■ Stated goal ■
Everything in the listing except the pictures should be written out exactly.

[Data items]
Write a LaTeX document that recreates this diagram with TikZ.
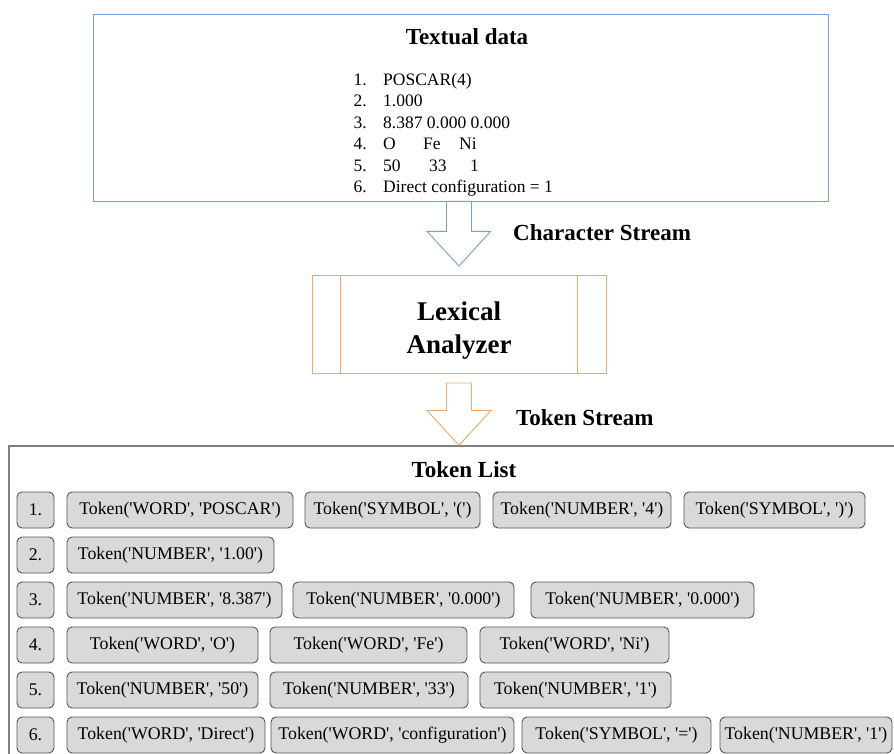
\documentclass[tikz,border=0pt]{standalone}
\usepackage{fontspec}
\setmainfont{Liberation Serif}[Ligatures=TeXOff]
\usetikzlibrary{calc}
\definecolor{flowblue}{RGB}{117,160,214}
\definecolor{floworange}{RGB}{244,166,100}
\definecolor{tokfill}{RGB}{217,217,217}
\definecolor{tokline}{RGB}{85,85,85}
\definecolor{listline}{RGB}{128,128,128}
\tikzset{
  heading/.style={font=\fontsize{23}{27}\selectfont\bfseries, inner sep=0pt},
  srcline/.style={font=\fontsize{17.5}{20}\selectfont, inner sep=0pt},
  tokbox/.style={draw=tokline, fill=tokfill, rounded corners=5pt, line width=0.9pt,
    minimum height=36pt, inner sep=0pt, font=\fontsize{17.8}{20}\selectfont},
}
% token box: name, left x, right x, centre y, text
\newcommand\tokbox[5]{%
  \node[tokbox, minimum width={(#3-#2)*1pt}] (#1) at ({(#2+#3)/2},#4) {#5};}
\begin{document}
\begin{tikzpicture}[x=1pt,y=-1pt]
\useasboundingbox (0,0) rectangle (894,754);

% source text box
\node[draw=flowblue, line width=0.9pt, minimum width=735pt, minimum height=187pt,
  inner sep=0pt] (textual) at (460.5,107.5) {};
\node[heading] (texttitle) at (467,37) {Textual data};
\foreach \n/\yy in {1/85.5,2/107,3/128.5,4/150,5/171.5,6/193}
  \node[srcline, anchor=base east] (num\n) at (367,\yy) {\n.};
\node[srcline, anchor=base west] (src1) at (383,85.5) {POSCAR(4)};
\node[srcline, anchor=base west] (src2) at (383,107) {1.000};
\node[srcline, anchor=base west] (src3) at (383,128.5) {8.387 0.000 0.000};
\node[srcline, anchor=base west] (src4) at (383,150)
  {\makebox[40pt][l]{O}\makebox[36pt][l]{Fe}Ni};
\node[srcline, anchor=base west] (src5) at (383,171.5)
  {\makebox[46pt][l]{50}\makebox[41pt][l]{33}1};
\node[srcline, anchor=base west] (src6) at (383,193) {Direct configuration = 1};

% lexical analyzer box
\node[draw=floworange, line width=0.9pt, minimum width=294pt, minimum height=98pt,
  inner sep=0pt] (lex) at (459,324.5) {};
\draw[floworange, line width=0.9pt] ($(lex.north west)+(29,0)$) -- ($(lex.south west)+(29,0)$);
\draw[floworange, line width=0.9pt] ($(lex.north east)+(-29,0)$) -- ($(lex.south east)+(-29,0)$);
\node[font=\fontsize{27}{33}\selectfont\bfseries, align=center, inner sep=0pt]
  (lextext) at (459,331) {Lexical\\Analyzer};

% token list box
\node[draw=listline, line width=1.5pt, minimum width=891pt, minimum height=324pt,
  inner sep=0pt] (listbox) at (454.5,608) {};
\node[heading] (listtitle) at (464,470) {Token List};

% hollow flow arrows
\draw[flowblue, line width=0.9pt]
  ($(textual.south)+(-14,0)$) -- ++(0,30) -- ++(-19.5,0)
  -- ($(lex.north)+(0,-9)$)
  -- ($(textual.south)+(30,30)$) -- ++(-19,0)
  -- ($(textual.south)+(11,0)$) -- cycle;
\node[heading, anchor=west] (charstream) at (513,233) {Character Stream};

\coordinate (tip2) at (lex.south |- listbox.north);
\draw[floworange, line width=0.9pt]
  ($(lex.south)+(-12.5,9)$) -- ++(0,27.5) -- ++(-19.5,0)
  -- (tip2)
  -- ($(lex.south)+(32,36.5)$) -- ++(-19.5,0)
  -- ($(lex.south)+(12.5,9)$) -- cycle;
\node[heading, anchor=west] (tokstream) at (516,418) {Token Stream};

% token rows
\tokbox{r1}{17}{54}{510}{1.}
\tokbox{r1a}{67}{293}{510}{Token('WORD', 'POSCAR')}
\tokbox{r1b}{305}{480}{510}{Token('SYMBOL', '(')}
\tokbox{r1c}{493}{671}{510}{Token('NUMBER', '4')}
\tokbox{r1d}{684}{865}{510}{Token('SYMBOL', ')')}

\tokbox{r2}{17}{54}{555}{2.}
\tokbox{r2a}{67}{274}{555}{Token('NUMBER', '1.00')}

\tokbox{r3}{17}{54}{600}{3.}
\tokbox{r3a}{67}{282}{600}{Token('NUMBER', '8.387')}
\tokbox{r3b}{293}{514}{600}{Token('NUMBER', '0.000')}
\tokbox{r3c}{531}{754}{600}{Token('NUMBER', '0.000')}

\tokbox{r4}{17}{54}{645}{4.}
\tokbox{r4a}{67}{258}{645}{Token('WORD', 'O')}
\tokbox{r4b}{270}{467}{645}{Token('WORD', 'Fe')}
\tokbox{r4c}{480}{669}{645}{Token('WORD', 'Ni')}

\tokbox{r5}{17}{54}{690}{5.}
\tokbox{r5a}{67}{258}{690}{Token('NUMBER', '50')}
\tokbox{r5b}{270}{468}{690}{Token('NUMBER', '33')}
\tokbox{r5c}{480}{671}{690}{Token('NUMBER', '1')}

\tokbox{r6}{17}{54}{735}{6.}
\tokbox{r6a}{67}{265}{735}{Token('WORD', 'Direct')}
\tokbox{r6b}{271}{514}{735}{Token('WORD', 'configuration')}
\tokbox{r6c}{522}{711}{735}{Token('SYMBOL', '=')}
\tokbox{r6d}{720}{892}{735}{Token('NUMBER', '1')}
\end{tikzpicture}
\end{document}
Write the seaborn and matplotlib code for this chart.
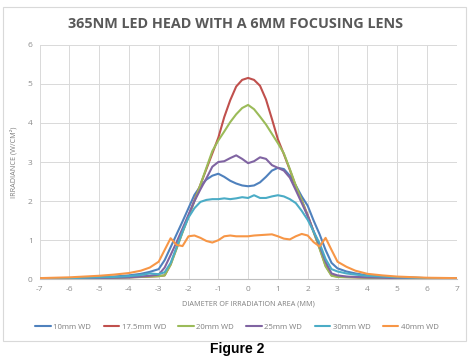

■ Answer to this problem ■
Write a LaTeX document that recreates this diagram with TikZ.
\documentclass[tikz,border=0pt]{standalone}
\usepackage{fontspec}
\setmainfont{Liberation Serif}[Ligatures=TeXOff]
\usetikzlibrary{calc}
\definecolor{flowblue}{RGB}{117,160,214}
\definecolor{floworange}{RGB}{244,166,100}
\definecolor{tokfill}{RGB}{217,217,217}
\definecolor{tokline}{RGB}{85,85,85}
\definecolor{listline}{RGB}{128,128,128}
\tikzset{
  heading/.style={font=\fontsize{23}{27}\selectfont\bfseries, inner sep=0pt},
  srcline/.style={font=\fontsize{17.5}{20}\selectfont, inner sep=0pt},
  tokbox/.style={draw=tokline, fill=tokfill, rounded corners=5pt, line width=0.9pt,
    minimum height=36pt, inner sep=0pt, font=\fontsize{17.8}{20}\selectfont},
}
% token box: name, left x, right x, centre y, text
\newcommand\tokbox[5]{%
  \node[tokbox, minimum width={(#3-#2)*1pt}] (#1) at ({(#2+#3)/2},#4) {#5};}
\begin{document}
\begin{tikzpicture}[x=1pt,y=-1pt]
\useasboundingbox (0,0) rectangle (894,754);

% source text box
\node[draw=flowblue, line width=0.9pt, minimum width=735pt, minimum height=187pt,
  inner sep=0pt] (textual) at (460.5,107.5) {};
\node[heading] (texttitle) at (467,37) {Textual data};
\foreach \n/\yy in {1/85.5,2/107,3/128.5,4/150,5/171.5,6/193}
  \node[srcline, anchor=base east] (num\n) at (367,\yy) {\n.};
\node[srcline, anchor=base west] (src1) at (383,85.5) {POSCAR(4)};
\node[srcline, anchor=base west] (src2) at (383,107) {1.000};
\node[srcline, anchor=base west] (src3) at (383,128.5) {8.387 0.000 0.000};
\node[srcline, anchor=base west] (src4) at (383,150)
  {\makebox[40pt][l]{O}\makebox[36pt][l]{Fe}Ni};
\node[srcline, anchor=base west] (src5) at (383,171.5)
  {\makebox[46pt][l]{50}\makebox[41pt][l]{33}1};
\node[srcline, anchor=base west] (src6) at (383,193) {Direct configuration = 1};

% lexical analyzer box
\node[draw=floworange, line width=0.9pt, minimum width=294pt, minimum height=98pt,
  inner sep=0pt] (lex) at (459,324.5) {};
\draw[floworange, line width=0.9pt] ($(lex.north west)+(29,0)$) -- ($(lex.south west)+(29,0)$);
\draw[floworange, line width=0.9pt] ($(lex.north east)+(-29,0)$) -- ($(lex.south east)+(-29,0)$);
\node[font=\fontsize{27}{33}\selectfont\bfseries, align=center, inner sep=0pt]
  (lextext) at (459,331) {Lexical\\Analyzer};

% token list box
\node[draw=listline, line width=1.5pt, minimum width=891pt, minimum height=324pt,
  inner sep=0pt] (listbox) at (454.5,608) {};
\node[heading] (listtitle) at (464,470) {Token List};

% hollow flow arrows
\draw[flowblue, line width=0.9pt]
  ($(textual.south)+(-14,0)$) -- ++(0,30) -- ++(-19.5,0)
  -- ($(lex.north)+(0,-9)$)
  -- ($(textual.south)+(30,30)$) -- ++(-19,0)
  -- ($(textual.south)+(11,0)$) -- cycle;
\node[heading, anchor=west] (charstream) at (513,233) {Character Stream};

\coordinate (tip2) at (lex.south |- listbox.north);
\draw[floworange, line width=0.9pt]
  ($(lex.south)+(-12.5,9)$) -- ++(0,27.5) -- ++(-19.5,0)
  -- (tip2)
  -- ($(lex.south)+(32,36.5)$) -- ++(-19.5,0)
  -- ($(lex.south)+(12.5,9)$) -- cycle;
\node[heading, anchor=west] (tokstream) at (516,418) {Token Stream};

% token rows
\tokbox{r1}{17}{54}{510}{1.}
\tokbox{r1a}{67}{293}{510}{Token('WORD', 'POSCAR')}
\tokbox{r1b}{305}{480}{510}{Token('SYMBOL', '(')}
\tokbox{r1c}{493}{671}{510}{Token('NUMBER', '4')}
\tokbox{r1d}{684}{865}{510}{Token('SYMBOL', ')')}

\tokbox{r2}{17}{54}{555}{2.}
\tokbox{r2a}{67}{274}{555}{Token('NUMBER', '1.00')}

\tokbox{r3}{17}{54}{600}{3.}
\tokbox{r3a}{67}{282}{600}{Token('NUMBER', '8.387')}
\tokbox{r3b}{293}{514}{600}{Token('NUMBER', '0.000')}
\tokbox{r3c}{531}{754}{600}{Token('NUMBER', '0.000')}

\tokbox{r4}{17}{54}{645}{4.}
\tokbox{r4a}{67}{258}{645}{Token('WORD', 'O')}
\tokbox{r4b}{270}{467}{645}{Token('WORD', 'Fe')}
\tokbox{r4c}{480}{669}{645}{Token('WORD', 'Ni')}

\tokbox{r5}{17}{54}{690}{5.}
\tokbox{r5a}{67}{258}{690}{Token('NUMBER', '50')}
\tokbox{r5b}{270}{468}{690}{Token('NUMBER', '33')}
\tokbox{r5c}{480}{671}{690}{Token('NUMBER', '1')}

\tokbox{r6}{17}{54}{735}{6.}
\tokbox{r6a}{67}{265}{735}{Token('WORD', 'Direct')}
\tokbox{r6b}{271}{514}{735}{Token('WORD', 'configuration')}
\tokbox{r6c}{522}{711}{735}{Token('SYMBOL', '=')}
\tokbox{r6d}{720}{892}{735}{Token('NUMBER', '1')}
\end{tikzpicture}
\end{document}
Write the seaborn and matplotlib code for this chart.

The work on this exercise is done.